Malachi 3:7-12. Rebuke in the matter of tithes and offerings

From the long-continued course of rebellion, in which, but that “Jehovah changes not” they would long since have been “consumed”, they are called upon to return to the path of obedience (Malachi 3:7). The charge against them, to which they insolently and repeatedly demur, is brought home to them in the definite shape of “robbing God”, and that in “tithes and offerings” (Malachi 3:8). The “curse” is their due as a nation (Malachi 3:9); but the way of blessing is open to them still (Malachi 3:10). The curse may yet be rolled away (Malachi 3:11), and blessing eminent and conspicuous succeed in its place (Malachi 3:12).
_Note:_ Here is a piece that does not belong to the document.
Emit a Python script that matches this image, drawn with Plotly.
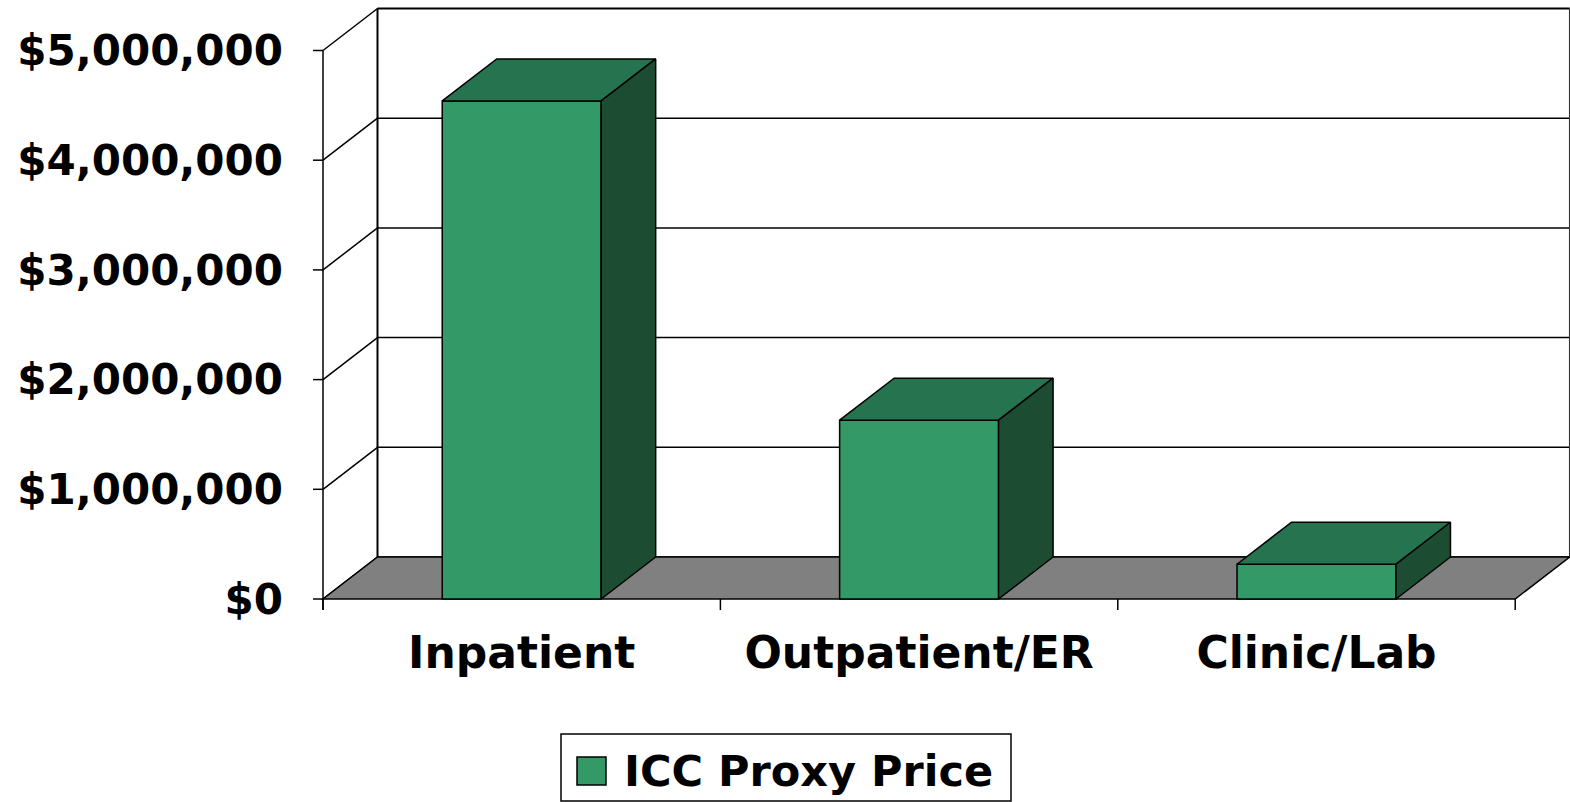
import plotly.graph_objects as go

# ---------------- data ----------------
categories = ["Inpatient", "Outpatient/ER", "Clinic/Lab"]
values = [4540000, 1630000, 317000]
y_tick_values = [0, 1000000, 2000000, 3000000, 4000000, 5000000]
series_name = "ICC Proxy Price"

# ---------------- layout constants ----------------
W, H = 1570, 802
ML, MR, MT, MB = 312, 0, 4, 191
plot_w = W - ML - MR
plot_h = H - MT - MB
PX_X = 397.4            # pixels per category unit
PX_Y = 109.7 / 1e6      # pixels per dollar
x_front_left = -0.5
n = len(categories)
x_front_right = n - 0.5
x_range = [x_front_left - 11 / PX_X, x_front_left - 11 / PX_X + plot_w / PX_X]
y_range = [-12 / PX_Y, -12 / PX_Y + plot_h / PX_Y]
DX = 54.5 / PX_X        # depth offset in x units
DY = 42 / PX_Y          # depth offset in y units
BAR_W = 0.4
y_max = max(y_tick_values)

FRONT = "#339966"
TOP = "#267350"
SIDE = "#1c4d33"
FLOOR = "#808080"
FONT = "DejaVu Sans"

shapes = []
def seg(xa, ya, xb, yb, w=1.5, color="black"):
    shapes.append(dict(type="line", xref="x", yref="y", x0=xa, y0=ya, x1=xb, y1=yb,
                       line=dict(color=color, width=w), layer="below"))

# back wall gridlines and side-wall diagonals
for v in y_tick_values:
    seg(x_front_left + DX, v + DY, x_front_right + DX, v + DY, w=2 if v == y_max else 1.5)
    seg(x_front_left, v, x_front_left + DX, v + DY)
    # y tick marks
    seg(x_front_left - 10 / PX_X, v, x_front_left, v)
# back wall verticals
seg(x_front_left + DX, DY, x_front_left + DX, y_max + DY, w=2)
seg(x_front_right + DX, DY, x_front_right + DX, y_max + DY, w=1.5, color="#333333")
# floor
shapes.append(dict(type="path", xref="x", yref="y", layer="below",
                   path=f"M{x_front_left},0 L{x_front_right},0 L{x_front_right + DX},{DY} "
                        f"L{x_front_left + DX},{DY} Z",
                   fillcolor=FLOOR, line=dict(color="black", width=1.5)))
# front value axis line
seg(x_front_left, -11 / PX_Y, x_front_left, y_max)
# category tick marks
for i in range(n + 1):
    xb = x_front_left + i
    seg(xb, 0, xb, -11 / PX_Y)

fig = go.Figure()

# front faces
fig.add_trace(go.Bar(x=list(range(n)), y=values, width=BAR_W, name=series_name,
                     marker=dict(color=FRONT, line=dict(color="black", width=1.5)),
                     showlegend=False, hoverinfo="skip"))

# top and side faces
for i, v in enumerate(values):
    xl, xr = i - BAR_W / 2, i + BAR_W / 2
    fig.add_trace(go.Scatter(
        x=[xl, xr, xr + DX, xl + DX, xl], y=[v, v, v + DY, v + DY, v],
        mode="lines", fill="toself", fillcolor=TOP,
        line=dict(color="black", width=1.5), showlegend=False, hoverinfo="skip"))
    fig.add_trace(go.Scatter(
        x=[xr, xr + DX, xr + DX, xr, xr], y=[0, DY, v + DY, v, 0],
        mode="lines", fill="toself", fillcolor=SIDE,
        line=dict(color="black", width=1.5), showlegend=False, hoverinfo="skip"))

# manual legend (paper coords)
def px2x(p):
    return (p - ML) / plot_w
def py2y(p):
    return (H - MB - p) / plot_h

shapes.append(dict(type="rect", xref="paper", yref="paper",
                   x0=px2x(561), x1=px2x(1011), y0=py2y(801), y1=py2y(734),
                   line=dict(color="black", width=1.5), fillcolor="white"))
shapes.append(dict(type="rect", xref="paper", yref="paper",
                   x0=px2x(577), x1=px2x(606), y0=py2y(785), y1=py2y(757),
                   line=dict(color="black", width=1.5), fillcolor=FRONT))
annotations = [dict(xref="paper", yref="paper", x=px2x(622), y=py2y(771),
                    xanchor="left", yanchor="middle", showarrow=False,
                    text="<b>" + series_name + "</b>",
                    font=dict(family=FONT, size=43, color="black"))]

fig.update_layout(
    width=W, height=H, autosize=False,
    margin=dict(l=ML, r=MR, t=MT, b=MB, pad=0),
    plot_bgcolor="white", paper_bgcolor="white",
    shapes=shapes, annotations=annotations, showlegend=False,
    xaxis=dict(range=x_range, tickvals=list(range(n)),
               ticktext=["<b>" + c + "</b>" for c in categories],
               ticks="", showgrid=False, zeroline=False, showline=False,
               tickfont=dict(family=FONT, size=44, color="black"),
               ticklabelstandoff=12, fixedrange=True),
    yaxis=dict(range=y_range, tickvals=y_tick_values,
               ticktext=["<b>$" + f"{v:,}" + "</b>" for v in y_tick_values],
               ticks="", showgrid=False, zeroline=False, showline=False,
               tickfont=dict(family=FONT, size=42, color="black"),
               ticklabelstandoff=28, fixedrange=True),
)

fig.write_html("out.html", config={"displayModeBar": False},
               post_script="document.body.style.margin='0';document.body.style.overflow='hidden';")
Malachi 3:13 to Malachi 4:3. The righteous judgment of God

Repeating the charge of open impiety which he had already made (Malachi 2:17), and meeting their virtual denial of it (Malachi 3:13) by a recital of the impious language which they used (Malachi 3:14) and the profane conclusion at which they arrived (Malachi 3:15), the prophet sets over against these the secret converse among themselves of the godly remnant, and declares that even now the righteous Judge discerns between the two, and that already “names are written in heaven,” of those whom He will claim for His own in the day of His discriminating action (Malachi 3:16-17). In that day all men shall “return” from their wanderings in doubt and defiance, and acknowledge the justice of the discerning sentence (Malachi 3:18). For while the wicked shall be consumed as with the breath of a furnace (Malachi 4:1), on the righteous the sun of righteousness shall arise with beneficent and healing power, restoring them to joyful liberty (Malachi 4:2) and making them triumphant over their foes (Malachi 4:3).

Malachi 4:4-6. Conclusion of the Book

In view of a future at once so awful and so desirable, they are called upon, by dutiful obedience to the Law which God has given them (Malachi 4:4), and in expectation of the final precursor of “the great and terrible day,” whom He promises them, to avert the threatened curse (Malachi 4:5-6).